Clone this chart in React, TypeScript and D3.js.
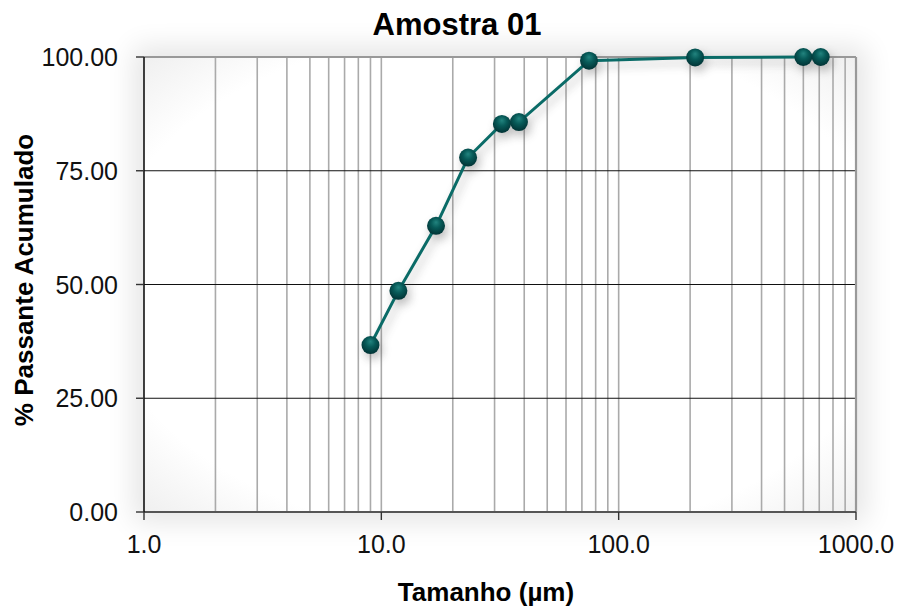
import React from 'react';
import * as d3 from 'd3';

const sizes = [9.0, 11.8, 17.0, 23.2, 32.2, 38.0, 75.0, 210, 600, 710];
const passing = [36.7, 48.6, 62.9, 77.9, 85.3, 85.7, 99.2, 99.9, 100, 100];
const yTicks = [0, 25, 50, 75, 100];
const xDecades = [1, 10, 100, 1000];

const W = 900;
const H = 613;
const margin = { top: 57, right: 44, bottom: 101, left: 144 };
const FONT = "Arial, 'Liberation Sans', sans-serif";

const App = () => {
  const iw = W - margin.left - margin.right;
  const ih = H - margin.top - margin.bottom;

  const x = d3.scaleLog().domain([1, 1000]).range([0, iw]);
  const y = d3.scaleLinear().domain([0, 100]).range([ih, 0]);

  const pts = sizes.map((s, i) => ({ s, p: passing[i] }));
  const line = d3.line<{ s: number; p: number }>()
    .x(d => x(d.s))
    .y(d => y(d.p));

  // minor + major verticals inside the plot
  const vGrid = x.ticks().filter(t => t > 1 && t < 1000);

  return (
    <svg width={W} height={H} style={{ position: 'absolute', left: 0, top: 0, background: '#fff' }}>
      <defs>
        <filter id="glow" x="-20%" y="-20%" width="140%" height="140%">
          <feGaussianBlur stdDeviation="14" />
        </filter>
        <filter id="shadow" x="-50%" y="-50%" width="200%" height="200%">
          <feGaussianBlur stdDeviation="5" />
        </filter>
        <radialGradient id="plotBg" cx="50%" cy="50%" r="72%">
          <stop offset="0%" stopColor="#ffffff" />
          <stop offset="78%" stopColor="#ffffff" />
          <stop offset="100%" stopColor="#eeeeee" />
        </radialGradient>
        <radialGradient id="ball" cx="50%" cy="40%" r="60%" fx="50%" fy="30%">
          <stop offset="0%" stopColor="#22847f" />
          <stop offset="45%" stopColor="#075a58" />
          <stop offset="100%" stopColor="#013335" />
        </radialGradient>
      </defs>

      <g transform={`translate(${margin.left},${margin.top})`}>
        {/* soft outer shadow */}
        <rect x={-10} y={-10} width={iw + 20} height={ih + 20} fill="#000" opacity={0.1} filter="url(#glow)" />
        <rect x={0} y={0} width={iw} height={ih} fill="url(#plotBg)" />

        {vGrid.map(t => (
          <line key={t} x1={x(t)} x2={x(t)} y1={0} y2={ih} stroke="#aaaaaa" strokeWidth={1.6} />
        ))}

        {yTicks.filter(t => t > 0 && t < 100).map(t => (
          <line key={t} x1={0} x2={iw} y1={y(t)} y2={y(t)} stroke="#111" strokeWidth={1} />
        ))}

        {/* borders */}
        <line x1={0} x2={iw} y1={0} y2={0} stroke="#999" strokeWidth={2.2} />
        <line x1={iw} x2={iw} y1={0} y2={ih} stroke="#999" strokeWidth={2.2} />
        <line x1={0} x2={iw} y1={ih} y2={ih} stroke="#555" strokeWidth={2} />
        <line x1={0} x2={0} y1={0} y2={ih} stroke="#111" strokeWidth={1.6} />

        {/* y ticks */}
        {yTicks.map(t => (
          <g key={t} transform={`translate(0,${y(t)})`}>
            <line x1={-8} x2={0} stroke="#333" strokeWidth={1.4} />
            <text x={-26} dy="0.36em" textAnchor="end" fontFamily={FONT} fontSize={25} fill="#111">
              {t.toFixed(2)}
            </text>
          </g>
        ))}

        {/* x ticks */}
        {xDecades.map(t => (
          <g key={t} transform={`translate(${x(t)},${ih})`}>
            <line y1={0} y2={8} stroke="#333" strokeWidth={1.4} />
            <text y={41} textAnchor="middle" fontFamily={FONT} fontSize={25} fill="#111">
              {t.toFixed(1)}
            </text>
          </g>
        ))}

        {/* shadow of series */}
        <g filter="url(#shadow)" opacity={0.35} transform="translate(3,5)">
          <path d={line(pts) ?? ''} fill="none" stroke="#444" strokeWidth={3} />
          {pts.map((d, i) => (
            <circle key={i} cx={x(d.s)} cy={y(d.p)} r={9} fill="#444" />
          ))}
        </g>

        <path d={line(pts) ?? ''} fill="none" stroke="#0a6b67" strokeWidth={3} />
        {pts.map((d, i) => (
          <circle key={i} cx={x(d.s)} cy={y(d.p)} r={9} fill="url(#ball)" />
        ))}
      </g>

      <text x={457} y={35} textAnchor="middle" fontFamily={FONT} fontSize={31} fontWeight="bold" fill="#000">
        Amostra 01
      </text>
      <text x={486} y={601} textAnchor="middle" fontFamily={FONT} fontSize={26} fontWeight="bold" fill="#000">
        Tamanho (µm)
      </text>
      <text
        transform="translate(33,280) rotate(-90)"
        textAnchor="middle"
        fontFamily={FONT}
        fontSize={26}
        fontWeight="bold"
        fill="#000"
      >
        % Passante Acumulado
      </text>
    </svg>
  );
};

export default App;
····················
Exclude the images and reproduce the remaining data exactly.

Clone this chart in React, TypeScript and D3.js.
import React from 'react';
import * as d3 from 'd3';

const sizes = [9.0, 11.8, 17.0, 23.2, 32.2, 38.0, 75.0, 210, 600, 710];
const passing = [36.7, 48.6, 62.9, 77.9, 85.3, 85.7, 99.2, 99.9, 100, 100];
const yTicks = [0, 25, 50, 75, 100];
const xDecades = [1, 10, 100, 1000];

const W = 900;
const H = 613;
const margin = { top: 57, right: 44, bottom: 101, left: 144 };
const FONT = "Arial, 'Liberation Sans', sans-serif";

const App = () => {
  const iw = W - margin.left - margin.right;
  const ih = H - margin.top - margin.bottom;

  const x = d3.scaleLog().domain([1, 1000]).range([0, iw]);
  const y = d3.scaleLinear().domain([0, 100]).range([ih, 0]);

  const pts = sizes.map((s, i) => ({ s, p: passing[i] }));
  const line = d3.line<{ s: number; p: number }>()
    .x(d => x(d.s))
    .y(d => y(d.p));

  // minor + major verticals inside the plot
  const vGrid = x.ticks().filter(t => t > 1 && t < 1000);

  return (
    <svg width={W} height={H} style={{ position: 'absolute', left: 0, top: 0, background: '#fff' }}>
      <defs>
        <filter id="glow" x="-20%" y="-20%" width="140%" height="140%">
          <feGaussianBlur stdDeviation="14" />
        </filter>
        <filter id="shadow" x="-50%" y="-50%" width="200%" height="200%">
          <feGaussianBlur stdDeviation="5" />
        </filter>
        <radialGradient id="plotBg" cx="50%" cy="50%" r="72%">
          <stop offset="0%" stopColor="#ffffff" />
          <stop offset="78%" stopColor="#ffffff" />
          <stop offset="100%" stopColor="#eeeeee" />
        </radialGradient>
        <radialGradient id="ball" cx="50%" cy="40%" r="60%" fx="50%" fy="30%">
          <stop offset="0%" stopColor="#22847f" />
          <stop offset="45%" stopColor="#075a58" />
          <stop offset="100%" stopColor="#013335" />
        </radialGradient>
      </defs>

      <g transform={`translate(${margin.left},${margin.top})`}>
        {/* soft outer shadow */}
        <rect x={-10} y={-10} width={iw + 20} height={ih + 20} fill="#000" opacity={0.1} filter="url(#glow)" />
        <rect x={0} y={0} width={iw} height={ih} fill="url(#plotBg)" />

        {vGrid.map(t => (
          <line key={t} x1={x(t)} x2={x(t)} y1={0} y2={ih} stroke="#aaaaaa" strokeWidth={1.6} />
        ))}

        {yTicks.filter(t => t > 0 && t < 100).map(t => (
          <line key={t} x1={0} x2={iw} y1={y(t)} y2={y(t)} stroke="#111" strokeWidth={1} />
        ))}

        {/* borders */}
        <line x1={0} x2={iw} y1={0} y2={0} stroke="#999" strokeWidth={2.2} />
        <line x1={iw} x2={iw} y1={0} y2={ih} stroke="#999" strokeWidth={2.2} />
        <line x1={0} x2={iw} y1={ih} y2={ih} stroke="#555" strokeWidth={2} />
        <line x1={0} x2={0} y1={0} y2={ih} stroke="#111" strokeWidth={1.6} />

        {/* y ticks */}
        {yTicks.map(t => (
          <g key={t} transform={`translate(0,${y(t)})`}>
            <line x1={-8} x2={0} stroke="#333" strokeWidth={1.4} />
            <text x={-26} dy="0.36em" textAnchor="end" fontFamily={FONT} fontSize={25} fill="#111">
              {t.toFixed(2)}
            </text>
          </g>
        ))}

        {/* x ticks */}
        {xDecades.map(t => (
          <g key={t} transform={`translate(${x(t)},${ih})`}>
            <line y1={0} y2={8} stroke="#333" strokeWidth={1.4} />
            <text y={41} textAnchor="middle" fontFamily={FONT} fontSize={25} fill="#111">
              {t.toFixed(1)}
            </text>
          </g>
        ))}

        {/* shadow of series */}
        <g filter="url(#shadow)" opacity={0.35} transform="translate(3,5)">
          <path d={line(pts) ?? ''} fill="none" stroke="#444" strokeWidth={3} />
          {pts.map((d, i) => (
            <circle key={i} cx={x(d.s)} cy={y(d.p)} r={9} fill="#444" />
          ))}
        </g>

        <path d={line(pts) ?? ''} fill="none" stroke="#0a6b67" strokeWidth={3} />
        {pts.map((d, i) => (
          <circle key={i} cx={x(d.s)} cy={y(d.p)} r={9} fill="url(#ball)" />
        ))}
      </g>

      <text x={457} y={35} textAnchor="middle" fontFamily={FONT} fontSize={31} fontWeight="bold" fill="#000">
        Amostra 01
      </text>
      <text x={486} y={601} textAnchor="middle" fontFamily={FONT} fontSize={26} fontWeight="bold" fill="#000">
        Tamanho (µm)
      </text>
      <text
        transform="translate(33,280) rotate(-90)"
        textAnchor="middle"
        fontFamily={FONT}
        fontSize={26}
        fontWeight="bold"
        fill="#000"
      >
        % Passante Acumulado
      </text>
    </svg>
  );
};

export default App;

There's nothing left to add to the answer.